Intuit’s Global Engineering Days (GED) is a weeklong code-a-thon that brings together Intuit technologists from all corners of the globe twice a year for a festival of innovation. Engineers, product managers, and designers form teams to work on projects of their choosing—a new idea for propelling business growth, addressing customer pain points, or streamlining work for each other. It’s a week to hit pause on the usual tasks and meetings, and instead focus only on innovation—working across team boundaries, creating rapid prototypes, and testing with customers. Participants are encouraged to be bold and think big.
Hosted at 13 Intuit locations from San Diego to Toronto to Tel Aviv to Bangalore, the recent GED demonstrated impressive growth in employee engagement, with nearly 8,500 participants, more than 2,800 projects, and over 900 teams that showcased their work at closing day demofests, referred to as “gallery walks.”
Intuit’s steady investment and focus on AI and data over the past decade was apparent in the wide range of AI-related projects. Half of all project teams incorporated GenAI, and there was a significant focus on agentic AI—a rapidly evolving new technology. Project teams used AI agents to make our products faster and easier to use, from onboarding new QuickBooks Online customers, to automating routine administrative tasks for tax professionals, to navigating the complexities of credit card and auto insurance marketplaces. Some projects experimented with AI avatars, enabling users to give voice commands to an almost-human assistant.
Some of the GED innovations were designed to directly benefit customers, while others were for internal use, helping Intuit employees be more productive and creative so they can deliver better customer solutions faster. One project experimented with vibe coding—which generates code based on natural language prompts—so non-technical designers could build out the designs they created in Figma. And another project that generated a lot of interest—as well as some laughs—was “SkipitAI,” which uses AI agents to attend meetings for you.

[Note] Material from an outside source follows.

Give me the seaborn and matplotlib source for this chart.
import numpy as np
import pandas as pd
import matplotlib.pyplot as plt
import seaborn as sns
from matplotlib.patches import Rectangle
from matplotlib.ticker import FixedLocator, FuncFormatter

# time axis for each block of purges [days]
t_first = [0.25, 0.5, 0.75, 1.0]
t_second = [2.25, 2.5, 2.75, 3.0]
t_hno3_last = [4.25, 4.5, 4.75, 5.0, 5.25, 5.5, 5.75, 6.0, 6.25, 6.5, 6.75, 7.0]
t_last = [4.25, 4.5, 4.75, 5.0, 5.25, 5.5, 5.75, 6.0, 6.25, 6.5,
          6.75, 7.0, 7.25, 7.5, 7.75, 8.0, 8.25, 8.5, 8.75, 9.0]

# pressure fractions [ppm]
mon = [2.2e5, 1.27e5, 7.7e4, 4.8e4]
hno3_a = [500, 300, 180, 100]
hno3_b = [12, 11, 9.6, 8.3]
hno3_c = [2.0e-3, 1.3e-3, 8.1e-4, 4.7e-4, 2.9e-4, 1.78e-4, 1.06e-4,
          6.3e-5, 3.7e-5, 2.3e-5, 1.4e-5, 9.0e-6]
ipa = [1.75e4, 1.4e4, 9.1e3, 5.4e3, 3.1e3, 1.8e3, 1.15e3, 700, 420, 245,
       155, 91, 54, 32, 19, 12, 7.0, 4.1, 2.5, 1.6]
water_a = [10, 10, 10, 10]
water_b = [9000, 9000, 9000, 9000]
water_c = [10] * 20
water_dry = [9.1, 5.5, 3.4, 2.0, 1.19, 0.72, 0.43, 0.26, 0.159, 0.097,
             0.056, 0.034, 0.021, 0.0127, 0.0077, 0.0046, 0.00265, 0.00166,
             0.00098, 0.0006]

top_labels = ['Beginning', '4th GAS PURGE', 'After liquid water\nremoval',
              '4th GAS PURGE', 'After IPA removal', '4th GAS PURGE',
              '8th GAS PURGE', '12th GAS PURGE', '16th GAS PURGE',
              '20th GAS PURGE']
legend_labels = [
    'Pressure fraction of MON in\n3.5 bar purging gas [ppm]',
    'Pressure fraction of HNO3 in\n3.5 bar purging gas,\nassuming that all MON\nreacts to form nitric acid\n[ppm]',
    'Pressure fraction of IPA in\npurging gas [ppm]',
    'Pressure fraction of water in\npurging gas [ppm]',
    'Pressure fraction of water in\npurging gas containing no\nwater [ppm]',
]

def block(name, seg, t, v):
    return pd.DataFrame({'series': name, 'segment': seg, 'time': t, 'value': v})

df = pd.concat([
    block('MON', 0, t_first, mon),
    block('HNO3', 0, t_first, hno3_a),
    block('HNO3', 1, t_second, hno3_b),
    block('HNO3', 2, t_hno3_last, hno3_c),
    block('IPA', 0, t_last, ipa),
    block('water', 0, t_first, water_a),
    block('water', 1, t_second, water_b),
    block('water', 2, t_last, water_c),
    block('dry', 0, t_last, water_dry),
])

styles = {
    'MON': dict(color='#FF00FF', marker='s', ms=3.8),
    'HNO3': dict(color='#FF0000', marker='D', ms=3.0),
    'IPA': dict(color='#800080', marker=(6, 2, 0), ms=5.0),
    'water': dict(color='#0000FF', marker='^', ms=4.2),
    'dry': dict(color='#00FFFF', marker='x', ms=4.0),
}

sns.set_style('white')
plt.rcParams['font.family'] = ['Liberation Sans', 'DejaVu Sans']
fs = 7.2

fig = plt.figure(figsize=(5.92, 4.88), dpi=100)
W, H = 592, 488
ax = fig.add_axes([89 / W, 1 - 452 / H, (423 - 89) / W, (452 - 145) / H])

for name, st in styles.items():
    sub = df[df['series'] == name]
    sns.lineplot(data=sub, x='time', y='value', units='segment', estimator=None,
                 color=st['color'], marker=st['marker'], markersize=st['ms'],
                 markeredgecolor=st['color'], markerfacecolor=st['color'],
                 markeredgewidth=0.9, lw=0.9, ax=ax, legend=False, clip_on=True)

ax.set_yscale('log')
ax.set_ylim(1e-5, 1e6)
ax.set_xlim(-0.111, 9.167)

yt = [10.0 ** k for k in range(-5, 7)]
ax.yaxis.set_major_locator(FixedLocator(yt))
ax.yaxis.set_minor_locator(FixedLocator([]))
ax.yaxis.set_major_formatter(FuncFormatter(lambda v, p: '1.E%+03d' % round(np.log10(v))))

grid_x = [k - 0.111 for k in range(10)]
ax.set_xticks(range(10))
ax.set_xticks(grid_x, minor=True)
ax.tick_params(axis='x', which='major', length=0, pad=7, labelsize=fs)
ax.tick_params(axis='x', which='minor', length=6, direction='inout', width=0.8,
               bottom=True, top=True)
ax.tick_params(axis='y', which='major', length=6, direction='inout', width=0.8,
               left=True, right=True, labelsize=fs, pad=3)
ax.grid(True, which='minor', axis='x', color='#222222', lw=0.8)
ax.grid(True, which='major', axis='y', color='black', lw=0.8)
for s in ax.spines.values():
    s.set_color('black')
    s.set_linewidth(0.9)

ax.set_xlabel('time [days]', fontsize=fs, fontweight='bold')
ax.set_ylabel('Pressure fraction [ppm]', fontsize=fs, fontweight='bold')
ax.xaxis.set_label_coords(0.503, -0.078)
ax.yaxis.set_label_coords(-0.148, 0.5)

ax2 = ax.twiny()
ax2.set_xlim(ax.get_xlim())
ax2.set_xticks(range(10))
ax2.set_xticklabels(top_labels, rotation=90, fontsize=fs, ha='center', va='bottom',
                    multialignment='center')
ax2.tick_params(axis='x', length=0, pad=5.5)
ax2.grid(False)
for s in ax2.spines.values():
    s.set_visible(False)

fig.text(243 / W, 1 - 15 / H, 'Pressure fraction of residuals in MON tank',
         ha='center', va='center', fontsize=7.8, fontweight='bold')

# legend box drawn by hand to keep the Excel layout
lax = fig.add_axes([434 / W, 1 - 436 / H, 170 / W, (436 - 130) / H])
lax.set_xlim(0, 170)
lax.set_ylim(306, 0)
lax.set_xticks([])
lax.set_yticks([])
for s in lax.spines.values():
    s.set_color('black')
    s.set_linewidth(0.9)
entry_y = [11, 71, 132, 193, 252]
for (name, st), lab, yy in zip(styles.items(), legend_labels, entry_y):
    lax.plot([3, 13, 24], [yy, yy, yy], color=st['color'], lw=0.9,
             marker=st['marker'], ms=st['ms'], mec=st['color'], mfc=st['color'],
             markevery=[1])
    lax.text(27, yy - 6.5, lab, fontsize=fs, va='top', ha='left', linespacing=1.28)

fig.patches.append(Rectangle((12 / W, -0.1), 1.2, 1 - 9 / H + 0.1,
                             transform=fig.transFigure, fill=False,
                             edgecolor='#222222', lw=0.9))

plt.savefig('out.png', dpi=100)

“This GED is all about done-for-you experiences—customer solutions that are so effortless, they feel like they’re magic,” said CTO Alex Balazs at the GED kickoff event. “Our AI proficiency enables us to build these transformative experiences that simplify solutions and drive business outcomes for Intuit.”
Joining Alex on stage was Intuit Chief Architect Chris Kasten, who emphasized the importance of agentic AI in delivering these experiences to Intuit’s approximately 100 million consumer and business customers.
“The use cases for AI that are unfolding in front of our eyes enable us to completely rethink the way our customers interact with us, and how they run their businesses,” said Kasten. “It also changes the way we work at Intuit: whether you’re already working on GenAI workflows or have only been reading about it. GED is the time to learn, innovate, and explore AI technologies—and particularly AI agents.”
With the April 2025 GED behind us, the GED planning team is starting to think about the next event in November 2025. But for the hundreds of teams that ended GED week with a solid proof of concept, they have until mid-July to get their projects ready to ship to production. And then they can see their hard work pay off, delivering benefits to customers and the Intuit Tech community.
GED is a truly special time for Intuit technologists. But with year-round access to a full range of AI-based coding tools and a clear vision of solving customer problems with AI agents, they can innovate like it’s GED every day.